▸ Brief
Extract only the first line of the listing and every line after it up to and including the one with "from matplotlib.patches import". Omit the pictures.
╭─ Dataset entries
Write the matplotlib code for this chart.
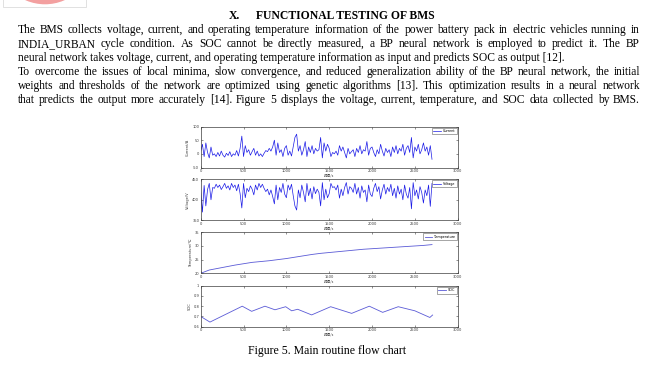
import matplotlib
matplotlib.use("Agg")
import matplotlib.pyplot as plt
from matplotlib.patches import Ellipse, Rectangle

# =====================================================
# Page / figure geometry (pixels)
# =====================================================
W, H = 656, 366
SERIF = "Liberation Serif"
CJK = ["Noto Sans CJK SC", "DejaVu Sans"]
LINE_BLUE = "#1a1ae6"
SMOOTH_BLUE = "#5a5ad6"
FRAME = "#3c3c3c"

# =====================================================
# Data
# =====================================================
t_fast = list(range(0, 2701, 20))

current = [
    10, 35, -10, 40, 5, -15, 25, -5, 0, -10,
    5, -8, 10, -5, -12, 2, -6, 8, -10, 0,
    -5, 12, -8, 20, 65, -10, 30, 5, 15, -5,
    8, 20, -5, 10, -8, 0, -10, 2, 12, 8,
    20, 10, 25, 50, -5, 40, 5, 15, -10, 20,
    30, -5, 10, -8, 25, 60, 72, 10, 30, -5,
    15, 45, -10, 25, 5, 30, 0, 20, 10, 15,
    60, -15, 40, 10, 35, 20, -10, 5, 0, 10,
    -5, 30, 10, 25, 5, -15, 20, 0, 8, 15,
    -10, 20, 5, 30, 0, 15, 10, 45, -5, 20,
    25, 5, -10, 15, 0, 35, 10, -8, 20, 5,
    15, -10, 25, 5, 30, 0, 20, 10, 35, -5,
    20, 30, 5, 60, -15, 25, 10, 35, 0, 15,
    40, 10, 25, -5, 30, -20,
]

voltage = [
    420, 370, 435, 385, 425, 440, 400, 430, 428, 438,
    430, 436, 425, 432, 440, 428, 434, 424, 440, 430,
    436, 422, 438, 415, 380, 440, 405, 428, 420, 434,
    426, 412, 436, 424, 440, 430, 438, 428, 420, 426,
    412, 424, 408, 390, 436, 400, 430, 418, 440, 414,
    405, 436, 424, 438, 410, 385, 375, 424, 405, 436,
    418, 395, 440, 410, 428, 402, 432, 415, 426, 418,
    385, 442, 400, 426, 405, 415, 440, 430, 432, 424,
    436, 404, 426, 410, 430, 442, 414, 432, 428, 418,
    440, 414, 430, 404, 434, 418, 424, 395, 436, 414,
    408, 428, 440, 420, 432, 402, 424, 438, 414, 430,
    420, 438, 410, 428, 404, 434, 414, 426, 400, 436,
    414, 404, 430, 378, 442, 410, 424, 402, 432, 418,
    392, 424, 410, 436, 384, 440,
]

t_temp = list(range(0, 2701, 100))
temperature = [
    20.0, 21.2, 21.8, 22.4, 23.0, 23.5, 24.0, 24.3, 24.6, 25.0,
    25.4, 25.9, 26.4, 26.9, 27.3, 27.6, 27.9, 28.2, 28.5, 28.8,
    29.0, 29.2, 29.4, 29.6, 29.8, 30.0, 30.2, 30.5,
]

soc_t = [0, 108, 485, 595, 750, 867, 992, 1062, 1132, 1295,
         1517, 1762, 1968, 2124, 2306, 2500, 2675, 2707]
soc = [0.70, 0.645, 0.80, 0.75, 0.80, 0.765, 0.795, 0.755, 0.77, 0.715,
       0.795, 0.73, 0.80, 0.74, 0.795, 0.755, 0.69, 0.714]

x_ticks = [0, 500, 1000, 1500, 2000, 2500, 3000]

# =====================================================
# Page text
# =====================================================
TITLE_NUM = "X."
TITLE = "FUNCTIONAL TESTING OF BMS"
BODY = [
    ("The BMS collects voltage, current, and operating temperature information of the power battery pack in electric vehicles running in", True),
    ("INDIA_URBAN cycle condition. As SOC cannot be directly measured, a BP neural network is employed to predict it. The BP", True),
    ("neural network takes voltage, current, and operating temperature information as input and predicts SOC as output [12].", False),
    ("To overcome the issues of local minima, slow convergence, and reduced generalization ability of the BP neural network, the initial", True),
    ("weights and thresholds of the network are optimized using genetic algorithms [13]. This optimization results in a neural network", True),
    ("that predicts the output more accurately [14]. Figure 5 displays the voltage, current, temperature, and SOC data collected by BMS.", True),
]
CAPTION = "Figure 5. Main routine flow chart"

fig = plt.figure(figsize=(W / 100, H / 100), dpi=100)
page = fig.add_axes([0, 0, 1, 1])
page.set_xlim(0, W)
page.set_ylim(H, 0)
page.axis("off")
renderer = fig.canvas.get_renderer()


def text_width(s, size, weight="normal"):
    t = page.text(0, 0, s, fontsize=size, family=SERIF, fontweight=weight)
    w = t.get_window_extent(renderer).width
    t.remove()
    return w


def fit_size(s, target, weight="normal"):
    return 10 * target / text_width(s, 10, weight)


# logo remnant at the top left
page.add_patch(Rectangle((3, -5), 83, 12.3, fill=False, edgecolor="#dcdcdc", lw=0.6))
page.add_patch(Ellipse((45, -44.4), 97.4, 97.4, color="#f3a0a0", lw=0))

# heading
t_size = fit_size(TITLE, 178, "bold")
page.text(229, 16, TITLE_NUM, fontsize=t_size, family=SERIF, fontweight="bold",
          ha="left", va="center")
page.text(255.5, 16, TITLE, fontsize=t_size, family=SERIF, fontweight="bold",
          ha="left", va="center")

# body text, justified
b_size = fit_size(BODY[0][0], 604)
X0, X1 = 18, 640
for i, (line, justify) in enumerate(BODY):
    y = 30 + i * 14
    if not justify:
        page.text(X0, y, line, fontsize=b_size, family=SERIF, ha="left", va="center")
        continue
    words = line.split()
    widths = [text_width(w, b_size) for w in words]
    natural = text_width(line, b_size)
    space = (natural - sum(widths)) / (len(words) - 1)
    gap = max(space * 0.8, (X1 - X0 - sum(widths)) / (len(words) - 1))
    x = X0
    for w, ww in zip(words, widths):
        page.text(x, y, w, fontsize=b_size, family=SERIF, ha="left", va="center")
        x += ww + gap

# caption
c_size = fit_size(CAPTION, 157)
page.text(327, 351, CAPTION, fontsize=c_size, family=SERIF, ha="center", va="center")

# =====================================================
# The four stacked panels
# =====================================================
AX_L, AX_R, AX_H = 200.7, 457.7, 41

panels = [
    (t_fast, current, "Current/A", "Current", (-50, 100), [-50, 0, 50, 100],
     ["-50", "0", "50", "100"], 126.5, LINE_BLUE, 0.5),
    (t_fast, voltage, "Voltage/V", "Voltage", (350, 450), [350, 400, 450],
     ["350", "400", "450"], 179.3, LINE_BLUE, 0.5),
    (t_temp, temperature, "Temperature/℃", "Temperature", (20, 35), [20, 25, 30, 35],
     ["20", "25", "30", "35"], 232.3, SMOOTH_BLUE, 0.6),
    (soc_t, soc, "SOC", "SOC", (0.6, 1.0), [0.6, 0.7, 0.8, 0.9, 1.0],
     ["0.6", "0.7", "0.8", "0.9", "1"], 285.7, SMOOTH_BLUE, 0.6),
]

for xs, ys, ylabel, name, ylim, yt, ytl, top, col, lw in panels:
    ax = fig.add_axes([AX_L / W, 1 - (top + AX_H) / H, (AX_R - AX_L) / W, AX_H / H])
    ax.plot(xs, ys, color=col, lw=lw, label=name)
    ax.set_xlim(0, 3000)
    ax.set_ylim(*ylim)
    ax.set_xticks(x_ticks)
    ax.set_yticks(yt)
    ax.set_yticklabels(ytl)
    ax.tick_params(direction="in", length=1.5, width=0.4, labelsize=2.6,
                   pad=1, top=True, right=True, colors=FRAME)
    for s in ax.spines.values():
        s.set_linewidth(0.5)
        s.set_color(FRAME)
    ax.set_ylabel(ylabel, fontsize=2.6, labelpad=1.5, color=FRAME)
    ax.set_xlabel("时间/s", fontsize=2.6, labelpad=0.6, family=CJK, color=FRAME)
    leg = ax.legend(loc="upper right", fontsize=2.4, frameon=True, fancybox=False,
                    edgecolor=FRAME, borderpad=0.4, handlelength=2.2,
                    handletextpad=0.6, borderaxespad=0.35)
    leg.get_frame().set_linewidth(0.4)

fig.savefig("out.png", dpi=100)
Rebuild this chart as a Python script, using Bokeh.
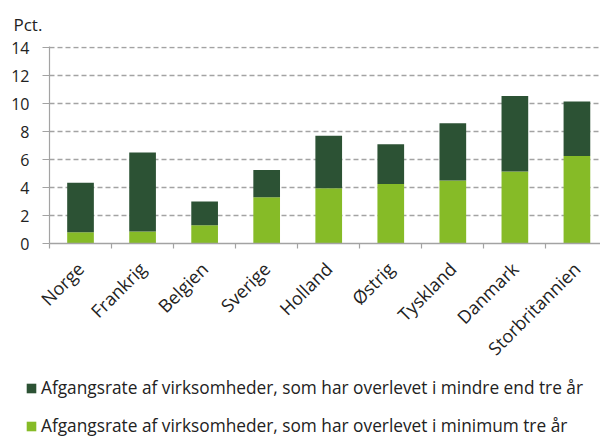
import math
from bokeh.plotting import figure
from bokeh.layouts import column, row
from bokeh.models import Range1d, FixedTicker, Legend, LegendItem, ColumnDataSource
from bokeh.embed import file_html
from bokeh.resources import INLINE

countries = ["Norge", "Frankrig", "Belgien", "Sverige", "Holland", "Østrig",
             "Tyskland", "Danmark", "Storbritannien"]
min_tre_aar = [0.8, 0.85, 1.3, 3.3, 3.95, 4.25, 4.5, 5.15, 6.25]
mindre_end_tre_aar = [3.55, 5.65, 1.7, 1.95, 3.75, 2.85, 4.1, 5.4, 3.9]
y_ticks = [0, 2, 4, 6, 8, 10, 12, 14]
legend_labels = ["Afgangsrate af virksomheder, som har overlevet i mindre end tre år",
                 "Afgangsrate af virksomheder, som har overlevet i minimum tre år"]
unit_label = "Pct."

DARK = "#2C5234"
LIGHT = "#86BB27"
GRAY = "#A3A3A3"
TXT = "#222222"
FONT = "Open Sans"

xc = [i + 0.5 for i in range(len(countries))]
src = ColumnDataSource(dict(x=xc, light=min_tre_aar, dark=mindre_end_tre_aar))

p = figure(width=600, height=371, output_backend="svg", toolbar_location=None,
           x_range=Range1d(0, 8.88), y_range=Range1d(0, 14.08),
           min_border_left=49, min_border_right=0, min_border_top=46, min_border_bottom=128,
           title=unit_label)
p.outline_line_color = None
p.background_fill_color = "white"
p.title.text_font = FONT
p.title.text_font_size = "17px"
p.title.text_font_style = "normal"
p.title.text_color = TXT
p.title.align = "left"
p.title.offset = -36
p.title.standoff = 21

rs = p.vbar_stack(["light", "dark"], x="x", width=0.43, source=src,
                  color=[LIGHT, DARK], line_color=None)

# x axis
p.xaxis.ticker = FixedTicker(ticks=xc, minor_ticks=list(range(len(countries) + 1)))
p.xaxis.major_label_overrides = {c: n for c, n in zip(xc, countries)}
p.xaxis.major_tick_line_color = None
p.xaxis.minor_tick_line_color = GRAY
p.xaxis.minor_tick_line_width = 1.2
p.xaxis.minor_tick_out = 5
p.xaxis.minor_tick_in = 0
p.xaxis.axis_line_color = GRAY
p.xaxis.axis_line_width = 1.5
p.xaxis.major_label_orientation = math.pi / 4
p.xaxis.major_label_text_font = FONT
p.xaxis.major_label_text_font_size = "18px"
p.xaxis.major_label_text_color = TXT
p.xaxis.major_label_standoff = 16

# y axis
p.yaxis.ticker = FixedTicker(ticks=y_ticks)
p.yaxis.axis_line_color = GRAY
p.yaxis.axis_line_width = 1.2
p.yaxis.major_tick_line_color = GRAY
p.yaxis.major_tick_line_width = 1.2
p.yaxis.major_tick_out = 7
p.yaxis.major_tick_in = 0
p.yaxis.minor_tick_line_color = None
p.yaxis.major_label_text_font = FONT
p.yaxis.major_label_text_font_size = "16px"
p.yaxis.major_label_text_color = TXT
p.yaxis.major_label_standoff = 13

p.xgrid.grid_line_color = None
p.ygrid.grid_line_color = GRAY
p.ygrid.grid_line_width = 1.5
p.ygrid.grid_line_dash = "5 3"

# legend in a separate strip below the chart
lg = figure(width=600, height=66, output_backend="svg", toolbar_location=None,
            x_range=Range1d(0, 1), y_range=Range1d(0, 1),
            x_axis_type=None, y_axis_type=None,
            min_border_left=0, min_border_right=0, min_border_top=0, min_border_bottom=0,
            outline_line_color=None)
lg.grid.visible = False
offscreen = ColumnDataSource(dict(x=[-5], top=[-5]))
r_dark = lg.vbar(x="x", top="top", width=0.1, source=offscreen, color=DARK, line_color=None)
r_light = lg.vbar(x="x", top="top", width=0.1, source=offscreen, color=LIGHT, line_color=None)
legend = Legend(items=[LegendItem(label=legend_labels[0], renderers=[r_dark]),
                       LegendItem(label=legend_labels[1], renderers=[r_light])],
                location=(25, 0), orientation="vertical",
                glyph_width=12, glyph_height=12, label_standoff=4,
                label_height=22, spacing=15, padding=0, margin=0,
                border_line_color=None, background_fill_alpha=0,
                label_text_font=FONT, label_text_font_size="17.3px", label_text_color=TXT)
lg.add_layout(legend, "center")

layout = column(p, row(lg), spacing=0)
open("out.html", "w").write(file_html(layout, INLINE))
╰─
▸ Final result
Write the matplotlib code for this chart.
import matplotlib
matplotlib.use("Agg")
import matplotlib.pyplot as plt
from matplotlib.patches import Ellipse, Rectangle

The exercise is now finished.